The interesting point that emerges from all this is that, with little public notice, the UK was approaching France and others to negotiate youth mobility schemes, but has now come out and said in a rather public fashion that a youth mobility scheme is not acceptable because it’s inconsistent with the Brexiter commitment to end freedom of movement. Here on planet Earth, a youth mobility scheme is nothing like freedom of movement. But with the UK government having gone on record as saying that it is, that’s going to make it difficult for them to defend negotiating youth mobilty schemes in general. So presumably their efforts with France etc will now be quietly buried.

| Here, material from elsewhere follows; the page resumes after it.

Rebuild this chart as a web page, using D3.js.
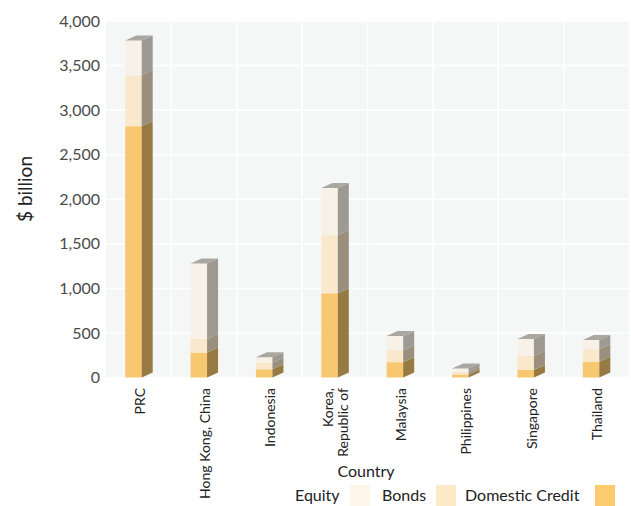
<!DOCTYPE html>
<html>
<head>
<meta charset="utf-8">
<script src="https://cdn.jsdelivr.net/npm/d3@7"></script>
<style>
  html, body { margin: 0; padding: 0; background: #ffffff; }
  svg { display: block; }
</style>
</head>
<body>
<svg id="chart" width="631" height="506"></svg>
<script>
// ---- data ----
const categories = ["PRC", "Hong Kong, China", "Indonesia", "Korea, Republic of", "Malaysia", "Philippines", "Singapore", "Thailand"];
const domesticCredit = [2820, 280, 92, 945, 172, 35, 85, 178];
const bonds = [570, 153, 74, 652, 135, 28, 157, 139];
const equity = [390, 845, 61, 528, 160, 37, 191, 104];
const yTicks = [0, 500, 1000, 1500, 2000, 2500, 3000, 3500, 4000];
const seriesNames = ["Equity", "Bonds", "Domestic Credit"];

// ---- layout ----
const W = 631, H = 506;
const plot = { left: 106, right: 629, top: 21, bottom: 377.5 };
const svg = d3.select("#chart");
const font = "Lato, 'Open Sans', sans-serif";

const x = d3.scaleBand().domain(categories).range([plot.left, plot.right]).padding(0);
const y = d3.scaleLinear().domain([0, 4000]).range([plot.bottom, plot.top]);

// background
svg.append("rect")
  .attr("x", plot.left).attr("y", plot.top)
  .attr("width", plot.right - plot.left).attr("height", plot.bottom - plot.top)
  .attr("fill", "#f5f6f6");

// grid lines
svg.append("g").selectAll("line.h").data(yTicks).join("line")
  .attr("x1", plot.left).attr("x2", plot.right)
  .attr("y1", d => y(d)).attr("y2", d => y(d))
  .attr("stroke", "#ffffff").attr("stroke-width", 1.5);
svg.append("g").selectAll("line.v").data(categories.slice(1)).join("line")
  .attr("x1", d => x(d)).attr("x2", d => x(d))
  .attr("y1", plot.top).attr("y2", plot.bottom)
  .attr("stroke", "#ffffff").attr("stroke-width", 1.5);

// y axis labels
const yAxis = d3.axisLeft(y).tickValues(yTicks).tickSize(0).tickPadding(6)
  .tickFormat(d3.format(","));
const gy = svg.append("g").attr("transform", `translate(${plot.left},0)`).call(yAxis);
gy.select(".domain").remove();
gy.selectAll("text").attr("font-family", font).attr("font-size", 16).attr("fill", "#4a4a4a");

// y title
svg.append("text")
  .attr("transform", `translate(32,189) rotate(-90)`)
  .attr("text-anchor", "middle")
  .attr("font-family", font).attr("font-size", 19).attr("fill", "#222")
  .text("$ billion");

// ---- 3D stacked bars ----
const colors = {
  "Domestic Credit": { front: "#f8c870", side: "#967a42" },
  "Bonds": { front: "#f9e8cc", side: "#9a8f7c" },
  "Equity": { front: "#f8f1e8", side: "#9d9993" }
};
const topColor = "#aaa7a1";
const dx = 11, dyDepth = -5;
const frontOff = -13.5, frontW = 16.5;

const bars = svg.append("g");
categories.forEach((c, i) => {
  const cx = x(c) + x.bandwidth() / 2;
  const x0 = cx + frontOff, x1 = x0 + frontW;
  const segs = [
    { name: "Domestic Credit", v: domesticCredit[i] },
    { name: "Bonds", v: bonds[i] },
    { name: "Equity", v: equity[i] }
  ];
  let base = 0;
  const g = bars.append("g");
  segs.forEach(s => {
    const yb = y(base), yt = y(base + s.v);
    g.append("rect").attr("x", x0).attr("y", yt).attr("width", frontW).attr("height", yb - yt)
      .attr("fill", colors[s.name].front);
    g.append("path")
      .attr("d", `M${x1},${yb}L${x1 + dx},${yb + dyDepth}L${x1 + dx},${yt + dyDepth}L${x1},${yt}Z`)
      .attr("fill", colors[s.name].side);
    base += s.v;
  });
  const ytop = y(base);
  g.append("path")
    .attr("d", `M${x0},${ytop}L${x1},${ytop}L${x1 + dx},${ytop + dyDepth}L${x0 + dx},${ytop + dyDepth}Z`)
    .attr("fill", topColor);
});

// x labels
const xl = svg.append("g");
categories.forEach(c => {
  const cx = x(c) + x.bandwidth() / 2;
  const lines = c === "Korea, Republic of" ? ["Korea,", "Republic of"] : [c];
  lines.forEach((ln, k) => {
    const off = lines.length === 1 ? 0 : (k === 0 ? -8 : 7);
    xl.append("text")
      .attr("transform", `translate(${cx + off + 1},388) rotate(-90)`)
      .attr("text-anchor", "end").attr("dy", "0.35em")
      .attr("font-family", font).attr("font-size", 14).attr("fill", "#222")
      .text(ln);
  });
});

// x title
svg.append("text").attr("x", 366).attr("y", 477).attr("text-anchor", "middle")
  .attr("font-family", font).attr("font-size", 16).attr("fill", "#222").text("Country");

// legend
const legendItems = [
  { name: "Equity", tx: 295, sx: 350, color: "#fef6ea" },
  { name: "Bonds", tx: 382, sx: 436, color: "#fee9c9" },
  { name: "Domestic Credit", tx: 465, sx: 595, color: "#fdcb6f" }
];
const lg = svg.append("g");
legendItems.forEach(d => {
  lg.append("text").attr("x", d.tx).attr("y", 501)
    .attr("font-family", font).attr("font-size", 16).attr("fill", "#222").text(d.name);
  lg.append("rect").attr("x", d.sx).attr("y", 485).attr("width", 20).attr("height", 21).attr("fill", d.color);
});
</script>
</body>
</html>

It is consistent with previous Leave rhetoric to claim that the UK should be able to negotiate agreements with specific EU members and that the EU acting as the unified trading bloc it’s long been is somehow specifically intended to annoy Britain post-Brexit.

For once, I hope a major party is hiding their true intentions, and when they get back in power they say “Right. Let’s try and repair what we can.”
To be fair, that’s what I understand Starmer to be doing in relation to the EU - but anything that looks like freedom of movement isn’t on their “what we can” list.
Could the EU block country-by-country mobility agreements?